Au départ, Egyptiens et Français avaient mis tous les moyens financiers et scientifiques à la disposition de la jeune université. Mais petit à petit, les étudiants issus des écoles francophones égyptiennes ont constaté que la distance séparant Le Caire de la nouvelle université de la ville du Chourouq, sur la route d’Ismaïliya, était en réalité le premier obstacle les faisant réfléchir avant de s’y inscrire. Puis les moyens financiers, au gré des crises économiques, se réduisaient comme une peau de chagrin. Le Groupe GDF-Suez, par son histoire prestigieuse en Egypte, depuis le percement du Canal de Suez, a créé une association regroupant les acteurs principaux de l’université, dans le but de chercher les moyens de résoudre ses problèmes. Il semble que l’horizon ne soit pas encore bien éclairci devant l’avenir de l’université.
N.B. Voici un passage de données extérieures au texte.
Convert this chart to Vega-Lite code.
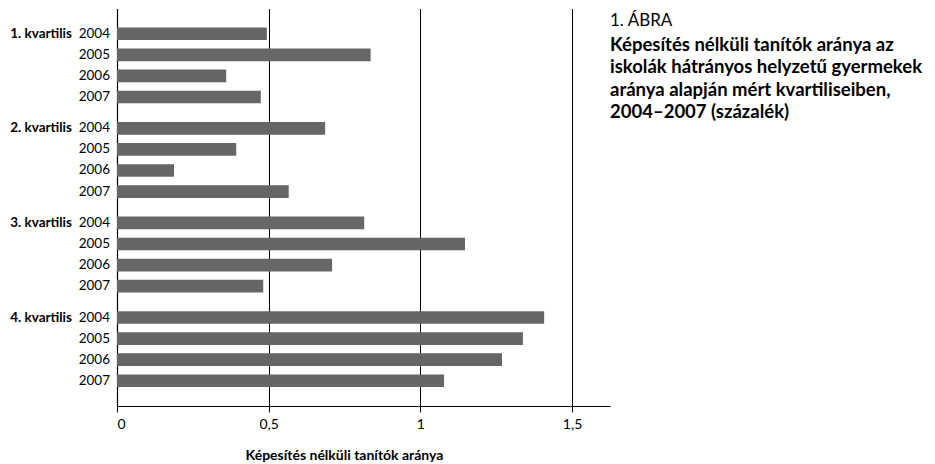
{
  "$schema": "https://vega.github.io/schema/vega-lite/v6.json",
  "width": 493,
  "height": 397.5,
  "autosize": {"type": "none"},
  "padding": {"left": 117, "top": 8.5, "right": 325, "bottom": 58},
  "title": {
    "text": "1. ÁBRA",
    "subtitle": ["Képesítés nélküli tanítók aránya az", "iskolák hátrányos helyzetű gyermekek", "aránya alapján mért kvartiliseiben,", "2004–2007 (százalék)"],
    "orient": "top",
    "anchor": "start",
    "frame": "group",
    "dx": 493,
    "offset": -114,
    "font": "Lato",
    "fontSize": 17,
    "fontWeight": "normal",
    "color": "#000000",
    "subtitleFont": "Lato",
    "subtitleFontSize": 18.5,
    "subtitleFontWeight": "bold",
    "subtitleColor": "#000000",
    "subtitleLineHeight": 22.5,
    "subtitlePadding": 6
  },
  "data": {
    "values": [
      {"kvartilis": "1. kvartilis", "year": "2004", "value": 0.494},
      {"kvartilis": "1. kvartilis", "year": "2005", "value": 0.836},
      {"kvartilis": "1. kvartilis", "year": "2006", "value": 0.360},
      {"kvartilis": "1. kvartilis", "year": "2007", "value": 0.474},
      {"kvartilis": "2. kvartilis", "year": "2004", "value": 0.686},
      {"kvartilis": "2. kvartilis", "year": "2005", "value": 0.393},
      {"kvartilis": "2. kvartilis", "year": "2006", "value": 0.188},
      {"kvartilis": "2. kvartilis", "year": "2007", "value": 0.566},
      {"kvartilis": "3. kvartilis", "year": "2004", "value": 0.815},
      {"kvartilis": "3. kvartilis", "year": "2005", "value": 1.147},
      {"kvartilis": "3. kvartilis", "year": "2006", "value": 0.709},
      {"kvartilis": "3. kvartilis", "year": "2007", "value": 0.482},
      {"kvartilis": "4. kvartilis", "year": "2004", "value": 1.408},
      {"kvartilis": "4. kvartilis", "year": "2005", "value": 1.338},
      {"kvartilis": "4. kvartilis", "year": "2006", "value": 1.269},
      {"kvartilis": "4. kvartilis", "year": "2007", "value": 1.078}
    ]
  },
  "encoding": {
    "y": {
      "field": "kvartilis",
      "type": "nominal",
      "sort": ["1. kvartilis", "2. kvartilis", "3. kvartilis", "4. kvartilis"],
      "scale": {"paddingInner": 0.108, "paddingOuter": 0.155},
      "axis": {"labels": false, "ticks": false, "title": null, "domainColor": "#000000", "domainWidth": 1.2, "grid": false}
    },
    "yOffset": {
      "field": "year",
      "type": "nominal",
      "sort": ["2004", "2005", "2006", "2007"],
      "scale": {"paddingInner": 0.4, "paddingOuter": 0.2}
    }
  },
  "layer": [
    {
      "mark": {"type": "bar", "color": "#666666"},
      "encoding": {
        "x": {
          "field": "value",
          "type": "quantitative",
          "scale": {"domain": [0, 1.625], "nice": false, "zero": true},
          "axis": {
            "values": [0, 0.5, 1, 1.5],
            "format": "~g",
            "labelExpr": "replace(datum.label, '.', ',')",
            "grid": true,
            "gridColor": "#000000",
            "gridOpacity": 1,
            "gridWidth": 1,
            "domainColor": "#000000",
            "domainWidth": 1,
            "tickColor": "#000000",
            "tickSize": 6,
            "labelPadding": 5,
            "labelFontSize": 14,
            "labelColor": "#000000",
            "title": "Képesítés nélküli tanítók aránya",
            "titleFontSize": 14,
            "titleFontWeight": "bold",
            "titleColor": "#000000",
            "titleX": 227,
            "titleY": 53,
            "titleAlign": "center",
            "titleBaseline": "alphabetic"
          }
        }
      }
    },
    {
      "mark": {"type": "text", "align": "right", "baseline": "middle", "dx": -7, "fontSize": 13.5, "color": "#000000"},
      "encoding": {
        "x": {"datum": 0},
        "text": {"field": "year"}
      }
    },
    {
      "transform": [{"filter": "datum.year === '2004'"}],
      "mark": {"type": "text", "align": "right", "baseline": "middle", "dx": -45, "fontSize": 13.5, "fontWeight": "bold", "color": "#000000"},
      "encoding": {
        "x": {"datum": 0},
        "text": {"field": "kvartilis"}
      }
    }
  ],
  "config": {
    "font": "Lato",
    "view": {"stroke": null},
    "axis": {"labelFont": "Lato", "titleFont": "Lato"}
  }
}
L’arrivée des islamistes au pouvoir inquiète certainement les francophones. La nouvelle oligarchie des Frères musulmans ne compte pas parmi ses rangs beaucoup de francophones. Ne parlons pas de Tareq Ramadan, l’arrière-petit-fils du fondateur de la mouvance des Frères musulmans, dont le français lumineux donne l’impression qu’il l’utilise comme une arme contre ses adversaires politiques et intellectuels, exactement comme le faisaient les Egyptiens au début du XXe siècle pour résister à l’occupation britannique.

Dans leur majorité, les islamistes ne sont pas très portés, sauf rares exceptions, sur les langues étrangères, mais l’anglais moyen qu’ils ont acquis, bon gré mal gré, dans les écoles égyptiennes, leur permet d’avoir le sentiment d’être dans la marche du siècle. Pourtant, il y a dans l’entourage du président Mohamad Morsi une personnalité qui porte le nom prestigieux de Rifaa Al-Tahtawi. Il s’agit du brillant diplomate Mohamad Rifaa, arrière-petit-fils du cheikh auteur de L’Or de Paris. En nommant Mohamad Rifaa Al-Tahtawi au poste de secrétaire général de la présidence, le président Morsi ne voulait-il pas revenir à une certaine francophonie égyptienne liée à Al-Azhar et dont la référence première est l’islam ? Pour ce choix de Tahtawi, on ne peut dire que merci Morsi.